Short problem:
Nothing after the line with "const py = v => (T + H - v) / H;" belongs in the copy; extract the lines below from the top through that line, pictures left out.

-- start Data excerpt --

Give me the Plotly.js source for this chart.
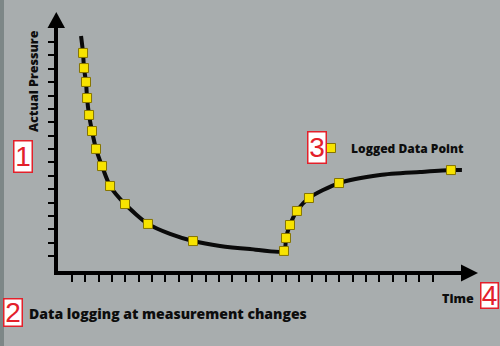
<!DOCTYPE html>
<html>
<head>
<meta charset="utf-8">
<script src="https://cdn.plot.ly/plotly-3.0.1.min.js"></script>
<style>html,body{margin:0;padding:0;background:#a8adae;}#chart{width:500px;height:346px;}</style>
</head>
<body>
<div id="chart"></div>
<script>
// Continuous pressure curve (time in tick units, pressure in tick units)
const curveTime     = [1.68, 1.83, 1.90, 2.05, 2.13, 2.28, 2.50, 2.80, 3.25, 3.85, 4.97, 6.69, 8.34, 10.06, 12.08, 14.33, 16.87, 17.02, 17.32, 17.84, 18.74, 20.99, 24.06, 27.05, 29.37, 30.19];
const curvePressure = [17.46, 16.19, 15.06, 14.02, 12.82, 11.55, 10.35, 9.01, 7.73, 6.24, 4.89, 3.40, 2.65, 2.12, 1.75, 1.53, 1.38, 2.35, 3.32, 4.37, 5.34, 6.46, 7.06, 7.28, 7.43, 7.43];
// Logged data points (logged when measurement changes)
const loggedTime     = [1.83, 1.90, 2.05, 2.13, 2.28, 2.50, 2.80, 3.25, 3.85, 4.97, 6.69, 10.06, 16.87, 17.02, 17.32, 17.84, 18.74, 20.99, 29.37];
const loggedPressure = [16.19, 15.06, 14.02, 12.82, 11.55, 10.35, 9.01, 7.73, 6.24, 4.89, 3.40, 2.12, 1.38, 2.35, 3.32, 4.37, 5.34, 6.46, 7.43];
// Tick marks
const timeTicks = Array.from({length: 28}, (_, i) => i + 1);
const pressureTicks = Array.from({length: 17}, (_, i) => i + 1);
// Texts
const yLabel = "Actual Pressure";
const xLabel = "Time";
const legendLabel = "Logged Data Point";
const caption = "Data logging at measurement changes";
const boxNumbers = ["1", "2", "3", "4"];

const L = 58, T = 27, W = 404, H = 244;
const px = v => (v - L) / W;
const py = v => (T + H - v) / H;

const BG = '#a8adae';
const RED = '#e3202a';
const INK = '#0d0d0d';
const FONT = '"Open Sans", "DejaVu Sans", sans-serif';
const WEIGHT = 800;

const traces = [
  {
    x: curveTime, y: curvePressure, type: 'scatter', mode: 'lines',
    line: {color: '#0a0a0a', width: 4, shape: 'spline', smoothing: 0.7},
    showlegend: false, hoverinfo: 'skip', cliponaxis: false
  },
  {
    x: loggedTime, y: loggedPressure, type: 'scatter', mode: 'markers',
    name: legendLabel,
    marker: {symbol: 'square', size: 9, color: '#f7e300', line: {color: '#857400', width: 1}},
    cliponaxis: false
  }
];

function box(num, cx, cy, w, h) {
  return {
    text: num, xref: 'paper', yref: 'paper', x: px(cx), y: py(cy),
    xanchor: 'center', yanchor: 'middle', showarrow: false,
    font: {family: '"Liberation Sans", Arial, sans-serif', size: 28, color: RED},
    bgcolor: '#ffffff', bordercolor: RED, borderwidth: 1.5, borderpad: 0,
    width: w, height: h
  };
}

const layout = {
  width: 500, height: 346,
  margin: {l: L, r: 500 - L - W, t: T, b: 346 - T - H, pad: 0},
  paper_bgcolor: BG, plot_bgcolor: BG,
  font: {family: FONT, color: INK},
  xaxis: {
    range: [-0.045, 30.195], showgrid: false, zeroline: false,
    showline: true, linecolor: '#000', linewidth: 4,
    ticks: 'outside', tickvals: timeTicks, ticklen: 7, tickwidth: 2, tickcolor: '#000',
    showticklabels: false, fixedrange: true
  },
  yaxis: {
    range: [-0.12, 18.13], showgrid: false, zeroline: false,
    showline: true, linecolor: '#000', linewidth: 4,
    ticks: 'outside', tickvals: pressureTicks, ticklen: 6, tickwidth: 2, tickcolor: '#000',
    showticklabels: false, fixedrange: true
  },
  showlegend: true,
  legend: {
    x: px(311), y: py(148), xanchor: 'left', yanchor: 'middle',
    bgcolor: 'rgba(0,0,0,0)', borderwidth: 0,
    font: {family: FONT, size: 12, color: INK, weight: WEIGHT}
  },
  shapes: [
    {type: 'rect', xref: 'paper', yref: 'paper', x0: px(0), x1: px(4), y0: py(346), y1: py(0),
     fillcolor: '#7d8787', line: {width: 0}, layer: 'below'},
    {type: 'path', xref: 'paper', yref: 'paper',
     path: `M${px(47.5)},${py(28)} L${px(65)},${py(28)} L${px(56.3)},${py(12)} Z`,
     fillcolor: '#000', line: {width: 0}},
    {type: 'path', xref: 'paper', yref: 'paper',
     path: `M${px(461)},${py(264.5)} L${px(461)},${py(281.5)} L${px(478)},${py(273)} Z`,
     fillcolor: '#000', line: {width: 0}}
  ],
  annotations: [
    {text: yLabel, xref: 'paper', yref: 'paper', x: px(33), y: py(81), textangle: -90,
     showarrow: false, xanchor: 'center', yanchor: 'middle',
     font: {family: FONT, size: 12.5, color: INK, weight: WEIGHT}},
    {text: xLabel, xref: 'paper', yref: 'paper', x: px(458), y: py(298),
     showarrow: false, xanchor: 'center', yanchor: 'middle',
     font: {family: FONT, size: 12.5, color: INK, weight: WEIGHT}},
    {text: caption, xref: 'paper', yref: 'paper', x: px(27), y: py(313),
     showarrow: false, xanchor: 'left', yanchor: 'middle',
     font: {family: FONT, size: 14, color: INK, weight: WEIGHT}},
    box(boxNumbers[0], 22.5, 156, 17, 30),
    box(boxNumbers[1], 12.5, 312, 17, 26),
    box(boxNumbers[2], 316.5, 147.5, 17, 30),
    box(boxNumbers[3], 489.5, 295.5, 16, 24)
  ]
};

Plotly.newPlot('chart', traces, layout, {staticPlot: true, displayModeBar: false});
</script>
</body>
</html>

-- end Data excerpt --

Exercise output:
Give me the Plotly.js source for this chart.
<!DOCTYPE html>
<html>
<head>
<meta charset="utf-8">
<script src="https://cdn.plot.ly/plotly-3.0.1.min.js"></script>
<style>html,body{margin:0;padding:0;background:#a8adae;}#chart{width:500px;height:346px;}</style>
</head>
<body>
<div id="chart"></div>
<script>
// Continuous pressure curve (time in tick units, pressure in tick units)
const curveTime     = [1.68, 1.83, 1.90, 2.05, 2.13, 2.28, 2.50, 2.80, 3.25, 3.85, 4.97, 6.69, 8.34, 10.06, 12.08, 14.33, 16.87, 17.02, 17.32, 17.84, 18.74, 20.99, 24.06, 27.05, 29.37, 30.19];
const curvePressure = [17.46, 16.19, 15.06, 14.02, 12.82, 11.55, 10.35, 9.01, 7.73, 6.24, 4.89, 3.40, 2.65, 2.12, 1.75, 1.53, 1.38, 2.35, 3.32, 4.37, 5.34, 6.46, 7.06, 7.28, 7.43, 7.43];
// Logged data points (logged when measurement changes)
const loggedTime     = [1.83, 1.90, 2.05, 2.13, 2.28, 2.50, 2.80, 3.25, 3.85, 4.97, 6.69, 10.06, 16.87, 17.02, 17.32, 17.84, 18.74, 20.99, 29.37];
const loggedPressure = [16.19, 15.06, 14.02, 12.82, 11.55, 10.35, 9.01, 7.73, 6.24, 4.89, 3.40, 2.12, 1.38, 2.35, 3.32, 4.37, 5.34, 6.46, 7.43];
// Tick marks
const timeTicks = Array.from({length: 28}, (_, i) => i + 1);
const pressureTicks = Array.from({length: 17}, (_, i) => i + 1);
// Texts
const yLabel = "Actual Pressure";
const xLabel = "Time";
const legendLabel = "Logged Data Point";
const caption = "Data logging at measurement changes";
const boxNumbers = ["1", "2", "3", "4"];

const L = 58, T = 27, W = 404, H = 244;
const px = v => (v - L) / W;
const py = v => (T + H - v) / H;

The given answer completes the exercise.